→ The exercise: Pictures excluded, return the lines below from the first through the line holding "x = np.arange(len(periods))".

→ Information shown:
## start
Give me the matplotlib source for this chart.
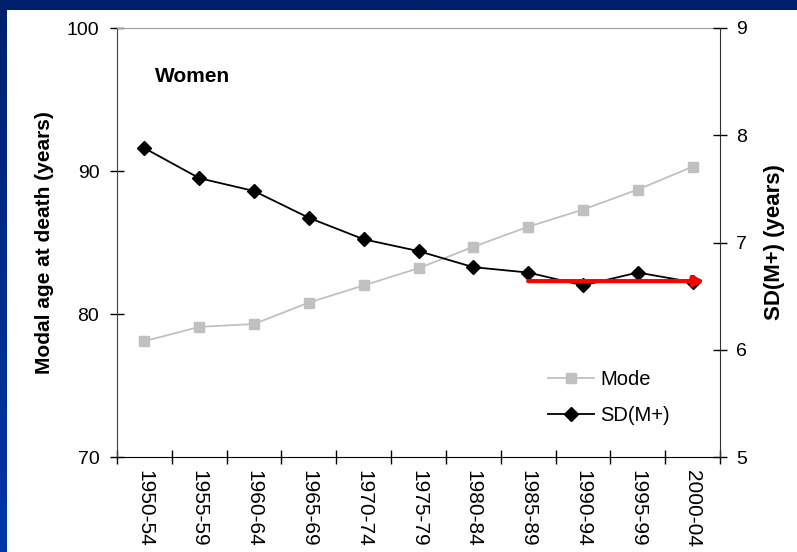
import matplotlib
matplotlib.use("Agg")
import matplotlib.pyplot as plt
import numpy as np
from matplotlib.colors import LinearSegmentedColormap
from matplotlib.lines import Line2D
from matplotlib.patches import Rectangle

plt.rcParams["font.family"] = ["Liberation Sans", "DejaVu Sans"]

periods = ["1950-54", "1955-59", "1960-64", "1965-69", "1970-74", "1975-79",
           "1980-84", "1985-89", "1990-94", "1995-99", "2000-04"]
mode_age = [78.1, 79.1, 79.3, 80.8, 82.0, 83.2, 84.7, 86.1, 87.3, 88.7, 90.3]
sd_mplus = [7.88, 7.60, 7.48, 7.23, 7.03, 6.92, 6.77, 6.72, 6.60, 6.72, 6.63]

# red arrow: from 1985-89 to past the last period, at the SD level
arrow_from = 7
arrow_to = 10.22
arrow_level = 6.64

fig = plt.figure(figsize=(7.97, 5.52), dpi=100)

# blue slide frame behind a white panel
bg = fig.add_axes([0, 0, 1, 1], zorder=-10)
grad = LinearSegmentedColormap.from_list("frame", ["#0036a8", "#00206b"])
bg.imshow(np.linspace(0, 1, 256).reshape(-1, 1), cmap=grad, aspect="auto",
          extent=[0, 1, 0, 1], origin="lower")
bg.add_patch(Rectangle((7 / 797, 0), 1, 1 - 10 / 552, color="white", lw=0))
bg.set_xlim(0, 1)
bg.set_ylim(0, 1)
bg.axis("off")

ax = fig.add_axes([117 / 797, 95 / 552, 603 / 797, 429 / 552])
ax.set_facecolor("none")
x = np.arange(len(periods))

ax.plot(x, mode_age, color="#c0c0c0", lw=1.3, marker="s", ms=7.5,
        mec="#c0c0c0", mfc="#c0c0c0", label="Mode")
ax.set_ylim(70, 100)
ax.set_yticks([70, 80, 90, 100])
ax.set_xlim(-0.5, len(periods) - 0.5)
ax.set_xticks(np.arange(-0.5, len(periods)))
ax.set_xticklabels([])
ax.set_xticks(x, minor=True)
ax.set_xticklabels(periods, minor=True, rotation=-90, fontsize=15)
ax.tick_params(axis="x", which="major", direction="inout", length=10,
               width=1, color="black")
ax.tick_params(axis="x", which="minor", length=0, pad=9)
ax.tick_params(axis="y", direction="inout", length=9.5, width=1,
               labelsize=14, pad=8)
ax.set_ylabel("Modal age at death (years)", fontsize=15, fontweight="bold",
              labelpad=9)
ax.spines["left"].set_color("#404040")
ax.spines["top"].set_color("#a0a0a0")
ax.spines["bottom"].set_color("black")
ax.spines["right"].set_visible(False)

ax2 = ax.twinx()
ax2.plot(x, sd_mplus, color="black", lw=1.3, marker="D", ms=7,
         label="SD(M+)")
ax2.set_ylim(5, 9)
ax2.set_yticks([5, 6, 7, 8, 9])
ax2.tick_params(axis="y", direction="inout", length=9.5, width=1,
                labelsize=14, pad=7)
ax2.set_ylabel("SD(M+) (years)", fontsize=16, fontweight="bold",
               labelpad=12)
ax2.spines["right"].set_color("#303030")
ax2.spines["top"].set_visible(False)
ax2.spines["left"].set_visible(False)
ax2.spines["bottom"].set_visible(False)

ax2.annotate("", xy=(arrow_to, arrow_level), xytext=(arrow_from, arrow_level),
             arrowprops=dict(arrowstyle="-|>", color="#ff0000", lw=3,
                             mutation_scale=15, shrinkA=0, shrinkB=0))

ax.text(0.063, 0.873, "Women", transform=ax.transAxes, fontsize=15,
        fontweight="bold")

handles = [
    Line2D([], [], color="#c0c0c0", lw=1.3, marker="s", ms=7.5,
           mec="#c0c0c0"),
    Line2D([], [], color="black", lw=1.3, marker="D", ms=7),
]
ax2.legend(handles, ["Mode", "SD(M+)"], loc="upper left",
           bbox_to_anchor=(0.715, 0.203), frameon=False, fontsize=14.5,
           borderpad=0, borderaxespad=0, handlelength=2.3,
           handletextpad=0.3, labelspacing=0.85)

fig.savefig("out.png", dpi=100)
## end
→ Task output:
Give me the matplotlib source for this chart.
import matplotlib
matplotlib.use("Agg")
import matplotlib.pyplot as plt
import numpy as np
from matplotlib.colors import LinearSegmentedColormap
from matplotlib.lines import Line2D
from matplotlib.patches import Rectangle

plt.rcParams["font.family"] = ["Liberation Sans", "DejaVu Sans"]

periods = ["1950-54", "1955-59", "1960-64", "1965-69", "1970-74", "1975-79",
           "1980-84", "1985-89", "1990-94", "1995-99", "2000-04"]
mode_age = [78.1, 79.1, 79.3, 80.8, 82.0, 83.2, 84.7, 86.1, 87.3, 88.7, 90.3]
sd_mplus = [7.88, 7.60, 7.48, 7.23, 7.03, 6.92, 6.77, 6.72, 6.60, 6.72, 6.63]

# red arrow: from 1985-89 to past the last period, at the SD level
arrow_from = 7
arrow_to = 10.22
arrow_level = 6.64

fig = plt.figure(figsize=(7.97, 5.52), dpi=100)

# blue slide frame behind a white panel
bg = fig.add_axes([0, 0, 1, 1], zorder=-10)
grad = LinearSegmentedColormap.from_list("frame", ["#0036a8", "#00206b"])
bg.imshow(np.linspace(0, 1, 256).reshape(-1, 1), cmap=grad, aspect="auto",
          extent=[0, 1, 0, 1], origin="lower")
bg.add_patch(Rectangle((7 / 797, 0), 1, 1 - 10 / 552, color="white", lw=0))
bg.set_xlim(0, 1)
bg.set_ylim(0, 1)
bg.axis("off")

ax = fig.add_axes([117 / 797, 95 / 552, 603 / 797, 429 / 552])
ax.set_facecolor("none")
x = np.arange(len(periods))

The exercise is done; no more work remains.